Both keys and values can be of type int or string.

A maximum of 5 key-value pairs is allowed.

The length of keys and values must not exceed 20 characters.

Filter results based on your criteria and you can pass more than one filter. This can be useful in timestamp based filtering of results, while exploring archival content and many such more categorical approaches to find the right content.

results = video.search(

query="airport",

filter=[{"category": "news"}],

index_type=IndexType.scene

)

results = coll.search(

query="airport",

filter=[{"category": "news"}],

index_type=IndexType.scene

)

Filter Guidelines:

Filter must be a list of dictionaries.

Each dictionary specifies a key-value pair to filter the results based on metadata.

Expanding the Use Cases

⁠

Metadata isn't just for sports highlights—it has applications across multiple industries:

🔹 Wildlife Documentation A raw wildlife documentary may contain hours of footage capturing slow-moving landscapes and sudden bursts of animal activity. But let’s say we’re only interested in tracking a pride of lions. With metadata tagging, we can filter out only the scenes featuring lions, making it easier to find the right content.

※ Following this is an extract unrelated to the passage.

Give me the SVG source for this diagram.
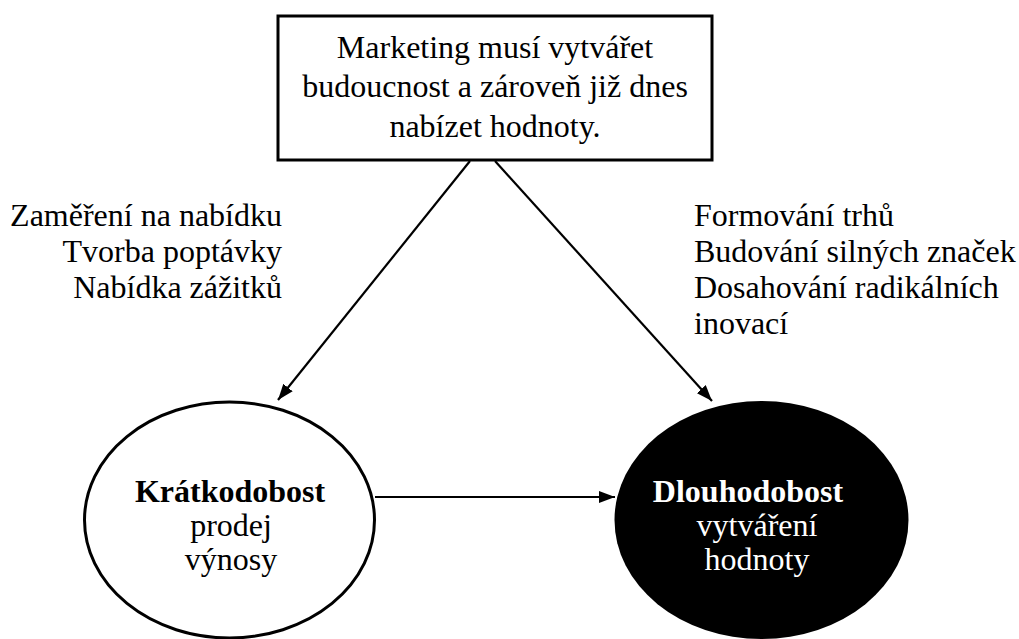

🔹 Tech Conferences & Keynote Events A multi-hour tech conference covers various topics—Blockchain, GenAI, Quantum Computing, etc. Instead of searching through entire sessions, we can tag segments based on their subjects and filter out irrelevant sections, making topic-based retrieval seamless.

🔹 Security & Surveillance In CCTV surveillance, hours of footage may contain only a few moments of interest, such as unauthorized access or suspicious activity. By tagging scenes based on motion detection, time of day, or facial recognition, security teams can instantly retrieve critical footage.

⁠

The Future of Smart Video Retrieval

Scene-Level Metadata is a game-changer in video indexing and retrieval. It enhances:

✅ Precision – Finds exactly what you’re looking for. ✅ Efficiency – Speeds up the search process. ✅ Scalability – Works with large video datasets effortlessly.

From Formula 1 highlights to security footage analysis, metadata-driven search makes video retrieval faster, smarter, and more intuitive than ever before.